===== DATASET EXCERPT =====

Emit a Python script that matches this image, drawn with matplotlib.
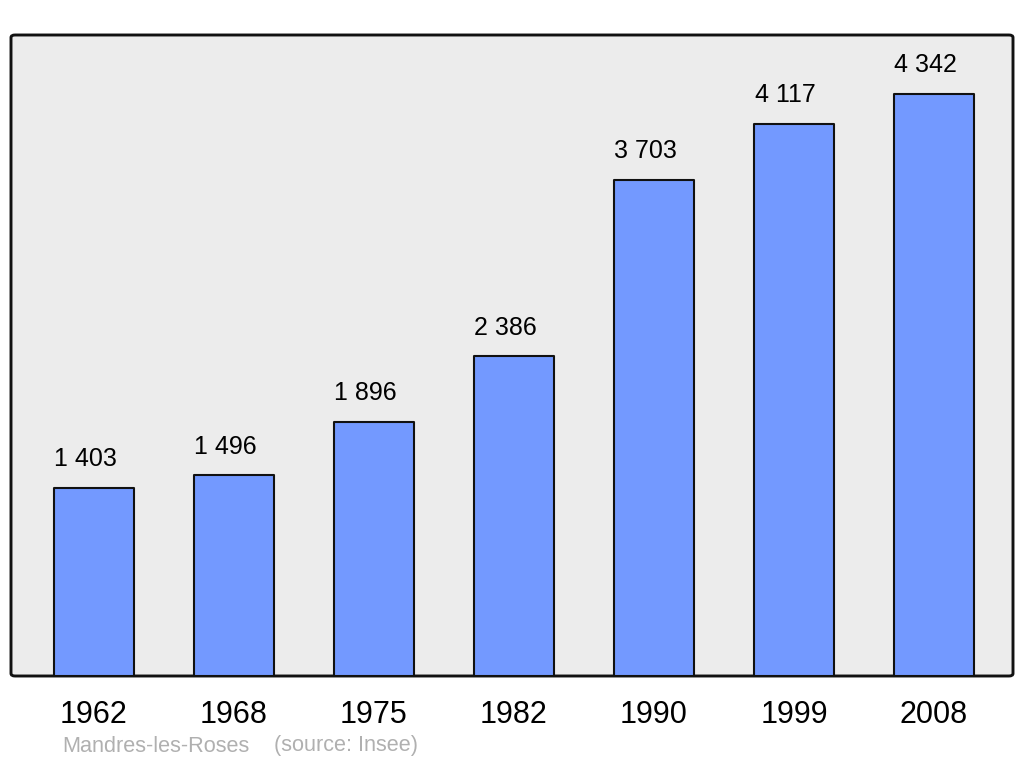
import matplotlib
matplotlib.use("Agg")
import matplotlib.pyplot as plt
from matplotlib.patches import FancyBboxPatch

years = ["1962", "1968", "1975", "1982", "1990", "1999", "2008"]
population = [1403, 1496, 1896, 2386, 3703, 4117, 4342]
value_labels = ["1 403", "1 496", "1 896", "2 386", "3 703", "4 117", "4 342"]
commune = "Mandres-les-Roses"
source = "(source: Insee)"

plt.rcParams['font.family'] = ['Liberation Sans', 'DejaVu Sans']

W, H = 1024, 765
fig = plt.figure(figsize=(W / 100, H / 100), dpi=100)
ax = fig.add_axes([11 / W, (H - 676) / H, 1002 / W, 641 / H])
ax.set_facecolor('none')
for s in ax.spines.values():
    s.set_visible(False)

# rounded background frame
frame = FancyBboxPatch((0, 0), 1, 1, boxstyle="round,pad=0,rounding_size=0.004",
                       transform=ax.transAxes, facecolor='#ececec', edgecolor='#111111',
                       linewidth=2.1, zorder=0, clip_on=False)
ax.add_patch(frame)

x = list(range(len(years)))
bars = ax.bar(x, population, width=80 / 140, color='#7399ff', edgecolor='#111111',
              linewidth=1.5, zorder=2)
for b in bars:
    b.set_joinstyle('round')

ax.set_xlim(-83 / 140, 6 + 79 / 140)
ax.set_ylim(0, 641 * 4342 / 582)

for xi, v, lab in zip(x, population, value_labels):
    ax.annotate(lab, (xi, v), xytext=(-6, 12), textcoords='offset points',
                ha='center', va='bottom', fontsize=18, color='black')

ax.set_xticks(x)
ax.set_xticklabels(years, fontsize=22)
ax.tick_params(axis='x', length=0, pad=17)
ax.set_yticks([])

fig.text(62 / W, 1 - 746 / H, commune, fontsize=15.6, color='#b0b0b0', ha='left', va='center')
fig.text(274 / W, 1 - 746 / H, source, fontsize=15.6, color='#b0b0b0', ha='left', va='center')

fig.savefig("out.png", dpi=100)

=====

- [SHORT PROBLEM]
Return all of the data exactly as written, and drop the pictures.

- [ANSWER IN FULL]
Emit a Python script that matches this image, drawn with matplotlib.
import matplotlib
matplotlib.use("Agg")
import matplotlib.pyplot as plt
from matplotlib.patches import FancyBboxPatch

years = ["1962", "1968", "1975", "1982", "1990", "1999", "2008"]
population = [1403, 1496, 1896, 2386, 3703, 4117, 4342]
value_labels = ["1 403", "1 496", "1 896", "2 386", "3 703", "4 117", "4 342"]
commune = "Mandres-les-Roses"
source = "(source: Insee)"

plt.rcParams['font.family'] = ['Liberation Sans', 'DejaVu Sans']

W, H = 1024, 765
fig = plt.figure(figsize=(W / 100, H / 100), dpi=100)
ax = fig.add_axes([11 / W, (H - 676) / H, 1002 / W, 641 / H])
ax.set_facecolor('none')
for s in ax.spines.values():
    s.set_visible(False)

# rounded background frame
frame = FancyBboxPatch((0, 0), 1, 1, boxstyle="round,pad=0,rounding_size=0.004",
                       transform=ax.transAxes, facecolor='#ececec', edgecolor='#111111',
                       linewidth=2.1, zorder=0, clip_on=False)
ax.add_patch(frame)

x = list(range(len(years)))
bars = ax.bar(x, population, width=80 / 140, color='#7399ff', edgecolor='#111111',
              linewidth=1.5, zorder=2)
for b in bars:
    b.set_joinstyle('round')

ax.set_xlim(-83 / 140, 6 + 79 / 140)
ax.set_ylim(0, 641 * 4342 / 582)

for xi, v, lab in zip(x, population, value_labels):
    ax.annotate(lab, (xi, v), xytext=(-6, 12), textcoords='offset points',
                ha='center', va='bottom', fontsize=18, color='black')

ax.set_xticks(x)
ax.set_xticklabels(years, fontsize=22)
ax.tick_params(axis='x', length=0, pad=17)
ax.set_yticks([])

fig.text(62 / W, 1 - 746 / H, commune, fontsize=15.6, color='#b0b0b0', ha='left', va='center')
fig.text(274 / W, 1 - 746 / H, source, fontsize=15.6, color='#b0b0b0', ha='left', va='center')

fig.savefig("out.png", dpi=100)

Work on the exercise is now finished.